The Israeli team destroyed Ugandan aircraft on the runway to prevent an air pursuit and flew the
remaining passengers to Israel.
Assassinations – the bad – or not? In any event, the bad ass.
Yeah, okay, Mossad has been involved in assassinating people. Heads of terrorist organizations. Iranian nuclear scientists. (Not John F. Kennedy.)
The most well-known series of assassinations occurred in the 1970s and has been the subject of films. It also forms the backstory to the popular novels of Daniel Silva. In 1972, members of the Palestinian splinter organization, Black September, kidnapped 11 Israeli athletes at the Munich Olympics. During a subsequent rescue attempt by Germany, terrorists shot and incinerated the bound Israeli hostages. Three terrorists were captured by German police but were later released in exchange for a hijacked German airplane.
Mossad responded with Operation Wrath of God, tracking down Palestinians suspected of involvement in the massacre and assassinating them.

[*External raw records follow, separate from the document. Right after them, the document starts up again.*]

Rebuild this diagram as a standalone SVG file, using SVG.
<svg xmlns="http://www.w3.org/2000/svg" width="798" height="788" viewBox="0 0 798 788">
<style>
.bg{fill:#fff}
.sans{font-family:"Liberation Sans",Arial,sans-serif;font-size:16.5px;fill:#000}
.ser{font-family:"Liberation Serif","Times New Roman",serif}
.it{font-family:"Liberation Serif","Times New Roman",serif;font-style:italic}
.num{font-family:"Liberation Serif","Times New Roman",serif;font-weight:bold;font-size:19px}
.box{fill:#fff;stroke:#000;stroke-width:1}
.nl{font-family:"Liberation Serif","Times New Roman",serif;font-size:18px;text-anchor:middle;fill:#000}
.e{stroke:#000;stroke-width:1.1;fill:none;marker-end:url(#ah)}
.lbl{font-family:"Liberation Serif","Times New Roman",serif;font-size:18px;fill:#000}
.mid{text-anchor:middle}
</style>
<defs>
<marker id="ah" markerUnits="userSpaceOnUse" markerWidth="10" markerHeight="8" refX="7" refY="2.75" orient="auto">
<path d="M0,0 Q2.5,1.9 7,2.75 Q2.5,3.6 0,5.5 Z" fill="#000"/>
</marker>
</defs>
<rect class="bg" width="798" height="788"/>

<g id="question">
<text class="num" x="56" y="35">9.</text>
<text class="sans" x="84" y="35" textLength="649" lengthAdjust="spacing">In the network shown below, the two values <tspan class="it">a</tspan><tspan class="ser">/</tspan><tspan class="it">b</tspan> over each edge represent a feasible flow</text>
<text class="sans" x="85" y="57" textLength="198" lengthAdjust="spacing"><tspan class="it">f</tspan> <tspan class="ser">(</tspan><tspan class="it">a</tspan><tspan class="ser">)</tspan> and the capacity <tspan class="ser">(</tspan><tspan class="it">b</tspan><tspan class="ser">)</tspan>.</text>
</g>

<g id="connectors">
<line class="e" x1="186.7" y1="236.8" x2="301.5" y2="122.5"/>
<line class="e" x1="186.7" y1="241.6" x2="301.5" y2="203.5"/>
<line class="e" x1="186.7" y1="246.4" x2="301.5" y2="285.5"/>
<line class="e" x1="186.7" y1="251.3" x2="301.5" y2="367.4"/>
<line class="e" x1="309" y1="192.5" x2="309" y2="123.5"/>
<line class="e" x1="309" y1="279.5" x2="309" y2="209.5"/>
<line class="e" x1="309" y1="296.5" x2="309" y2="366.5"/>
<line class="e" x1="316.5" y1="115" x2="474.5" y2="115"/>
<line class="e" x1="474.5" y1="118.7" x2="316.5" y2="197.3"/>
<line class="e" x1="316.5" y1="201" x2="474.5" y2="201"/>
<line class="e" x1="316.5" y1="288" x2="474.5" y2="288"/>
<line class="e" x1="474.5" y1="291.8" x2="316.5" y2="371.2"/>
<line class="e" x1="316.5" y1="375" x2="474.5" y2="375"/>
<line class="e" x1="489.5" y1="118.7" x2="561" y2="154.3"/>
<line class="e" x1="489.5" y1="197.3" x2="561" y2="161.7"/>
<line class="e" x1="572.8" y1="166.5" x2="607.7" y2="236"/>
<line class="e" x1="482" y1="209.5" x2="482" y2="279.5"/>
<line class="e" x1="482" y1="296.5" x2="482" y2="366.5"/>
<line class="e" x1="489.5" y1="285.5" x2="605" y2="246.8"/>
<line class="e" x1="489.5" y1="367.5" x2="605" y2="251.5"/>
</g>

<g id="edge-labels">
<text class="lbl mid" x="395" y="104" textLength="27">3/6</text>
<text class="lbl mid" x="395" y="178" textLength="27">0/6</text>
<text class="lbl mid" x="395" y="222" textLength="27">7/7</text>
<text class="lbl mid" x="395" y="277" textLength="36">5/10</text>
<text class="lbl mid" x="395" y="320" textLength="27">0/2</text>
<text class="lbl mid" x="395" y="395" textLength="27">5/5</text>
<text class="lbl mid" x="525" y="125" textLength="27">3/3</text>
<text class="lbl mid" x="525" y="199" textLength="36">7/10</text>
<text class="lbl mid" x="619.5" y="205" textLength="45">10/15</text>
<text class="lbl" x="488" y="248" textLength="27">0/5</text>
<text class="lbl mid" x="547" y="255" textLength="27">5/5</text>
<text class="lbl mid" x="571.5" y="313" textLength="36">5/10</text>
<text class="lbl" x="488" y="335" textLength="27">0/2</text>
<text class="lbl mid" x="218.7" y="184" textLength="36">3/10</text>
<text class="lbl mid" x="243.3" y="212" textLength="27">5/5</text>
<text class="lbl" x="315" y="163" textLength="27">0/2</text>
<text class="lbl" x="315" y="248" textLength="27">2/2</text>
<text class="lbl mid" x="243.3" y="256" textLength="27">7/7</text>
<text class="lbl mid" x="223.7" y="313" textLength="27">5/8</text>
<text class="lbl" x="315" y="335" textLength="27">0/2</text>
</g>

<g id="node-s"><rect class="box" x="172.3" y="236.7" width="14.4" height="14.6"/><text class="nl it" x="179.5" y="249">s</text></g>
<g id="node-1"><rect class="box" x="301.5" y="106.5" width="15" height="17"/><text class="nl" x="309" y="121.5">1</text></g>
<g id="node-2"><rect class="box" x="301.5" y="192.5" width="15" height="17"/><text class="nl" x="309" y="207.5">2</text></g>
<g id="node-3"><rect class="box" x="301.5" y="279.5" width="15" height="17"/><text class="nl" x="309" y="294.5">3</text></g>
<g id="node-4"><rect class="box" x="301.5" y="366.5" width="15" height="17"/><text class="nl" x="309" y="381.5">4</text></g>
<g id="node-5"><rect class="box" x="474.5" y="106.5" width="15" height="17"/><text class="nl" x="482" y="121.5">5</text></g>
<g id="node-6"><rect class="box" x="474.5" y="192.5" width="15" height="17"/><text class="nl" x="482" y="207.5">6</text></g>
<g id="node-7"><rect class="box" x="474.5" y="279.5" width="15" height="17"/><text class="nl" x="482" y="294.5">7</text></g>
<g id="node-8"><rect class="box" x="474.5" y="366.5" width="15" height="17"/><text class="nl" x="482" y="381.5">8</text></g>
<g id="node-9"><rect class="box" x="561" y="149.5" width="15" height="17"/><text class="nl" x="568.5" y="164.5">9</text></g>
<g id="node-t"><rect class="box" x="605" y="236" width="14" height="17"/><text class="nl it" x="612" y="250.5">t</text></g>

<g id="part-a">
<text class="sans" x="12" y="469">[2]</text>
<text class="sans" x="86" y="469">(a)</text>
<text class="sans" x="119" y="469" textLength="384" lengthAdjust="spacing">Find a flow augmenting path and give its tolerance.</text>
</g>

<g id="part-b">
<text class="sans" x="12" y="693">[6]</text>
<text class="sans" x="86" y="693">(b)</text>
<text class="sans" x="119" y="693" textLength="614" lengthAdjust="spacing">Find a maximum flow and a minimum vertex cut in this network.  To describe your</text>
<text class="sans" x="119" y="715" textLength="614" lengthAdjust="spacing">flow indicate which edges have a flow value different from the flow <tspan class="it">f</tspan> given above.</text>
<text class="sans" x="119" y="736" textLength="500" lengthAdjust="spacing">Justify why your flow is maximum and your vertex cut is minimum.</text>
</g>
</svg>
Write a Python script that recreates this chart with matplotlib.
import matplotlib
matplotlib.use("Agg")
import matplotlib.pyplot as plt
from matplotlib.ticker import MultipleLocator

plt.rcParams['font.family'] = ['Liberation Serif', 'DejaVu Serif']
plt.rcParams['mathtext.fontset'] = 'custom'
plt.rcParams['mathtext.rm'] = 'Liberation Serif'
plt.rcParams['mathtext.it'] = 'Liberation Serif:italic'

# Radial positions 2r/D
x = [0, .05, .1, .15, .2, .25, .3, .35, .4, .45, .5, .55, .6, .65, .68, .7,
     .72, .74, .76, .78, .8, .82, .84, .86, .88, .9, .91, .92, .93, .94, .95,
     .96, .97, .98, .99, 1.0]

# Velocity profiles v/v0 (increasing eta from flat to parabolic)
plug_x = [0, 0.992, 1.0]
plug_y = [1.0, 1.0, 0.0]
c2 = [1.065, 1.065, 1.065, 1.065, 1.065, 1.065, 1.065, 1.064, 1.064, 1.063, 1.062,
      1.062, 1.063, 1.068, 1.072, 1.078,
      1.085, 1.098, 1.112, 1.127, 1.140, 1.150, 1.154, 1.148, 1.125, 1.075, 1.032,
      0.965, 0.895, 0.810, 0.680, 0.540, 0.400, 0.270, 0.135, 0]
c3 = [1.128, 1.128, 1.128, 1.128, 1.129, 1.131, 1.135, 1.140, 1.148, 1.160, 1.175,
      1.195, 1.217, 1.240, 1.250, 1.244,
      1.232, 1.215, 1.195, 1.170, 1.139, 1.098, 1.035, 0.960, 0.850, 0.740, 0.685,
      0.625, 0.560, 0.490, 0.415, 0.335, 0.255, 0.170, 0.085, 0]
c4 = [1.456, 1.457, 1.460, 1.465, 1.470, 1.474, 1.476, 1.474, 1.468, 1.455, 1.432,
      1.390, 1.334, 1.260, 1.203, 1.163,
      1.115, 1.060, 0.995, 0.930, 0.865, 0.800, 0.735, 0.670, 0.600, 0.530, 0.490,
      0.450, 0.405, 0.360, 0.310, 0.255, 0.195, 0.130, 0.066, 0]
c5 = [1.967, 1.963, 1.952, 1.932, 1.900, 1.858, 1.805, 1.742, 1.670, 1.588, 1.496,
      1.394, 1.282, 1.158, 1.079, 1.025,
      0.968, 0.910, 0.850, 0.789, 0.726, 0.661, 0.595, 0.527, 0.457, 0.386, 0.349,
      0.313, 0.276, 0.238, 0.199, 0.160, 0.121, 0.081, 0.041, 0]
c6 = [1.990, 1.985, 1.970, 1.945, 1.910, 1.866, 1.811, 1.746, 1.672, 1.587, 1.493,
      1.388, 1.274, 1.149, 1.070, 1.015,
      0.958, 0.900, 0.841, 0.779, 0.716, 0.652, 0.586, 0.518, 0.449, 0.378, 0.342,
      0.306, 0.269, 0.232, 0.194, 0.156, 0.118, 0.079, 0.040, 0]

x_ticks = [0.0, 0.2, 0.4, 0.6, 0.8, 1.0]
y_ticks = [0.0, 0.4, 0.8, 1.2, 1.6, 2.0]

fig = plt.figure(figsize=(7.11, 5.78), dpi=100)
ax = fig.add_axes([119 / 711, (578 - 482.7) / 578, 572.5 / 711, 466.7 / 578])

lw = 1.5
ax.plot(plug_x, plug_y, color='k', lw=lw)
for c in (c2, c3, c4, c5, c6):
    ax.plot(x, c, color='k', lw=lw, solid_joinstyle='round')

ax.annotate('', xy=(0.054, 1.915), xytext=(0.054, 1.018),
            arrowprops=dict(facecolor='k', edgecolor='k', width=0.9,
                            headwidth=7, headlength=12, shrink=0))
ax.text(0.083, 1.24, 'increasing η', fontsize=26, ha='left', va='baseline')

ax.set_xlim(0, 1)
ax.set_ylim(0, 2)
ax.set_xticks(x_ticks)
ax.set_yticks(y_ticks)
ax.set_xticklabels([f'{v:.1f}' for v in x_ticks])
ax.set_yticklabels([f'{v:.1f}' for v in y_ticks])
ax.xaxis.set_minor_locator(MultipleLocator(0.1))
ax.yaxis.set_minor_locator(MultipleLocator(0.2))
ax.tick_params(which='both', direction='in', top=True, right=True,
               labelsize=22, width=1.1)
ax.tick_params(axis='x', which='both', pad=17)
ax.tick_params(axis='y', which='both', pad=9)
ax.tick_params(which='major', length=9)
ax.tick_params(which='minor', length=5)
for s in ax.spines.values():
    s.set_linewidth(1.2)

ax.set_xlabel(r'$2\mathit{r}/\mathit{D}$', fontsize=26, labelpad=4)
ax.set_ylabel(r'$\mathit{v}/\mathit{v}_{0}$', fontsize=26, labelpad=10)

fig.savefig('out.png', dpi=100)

Unfortunately, in the course of exacting revenge, Mossad also killed a Norwegian waiter, mistaking him for one of the leaders of Black September.
Were these assassinations good or bad, or did they fall somewhere in between? Certainly, no one can defend killing an innocent waiter. But the others? The killing of terrorists? Or of scientists working to create a weapon that could destroy Israel for a country that denies the Holocaust occurred? I see it in shades of gray and tan instead of black and white. How do you see it?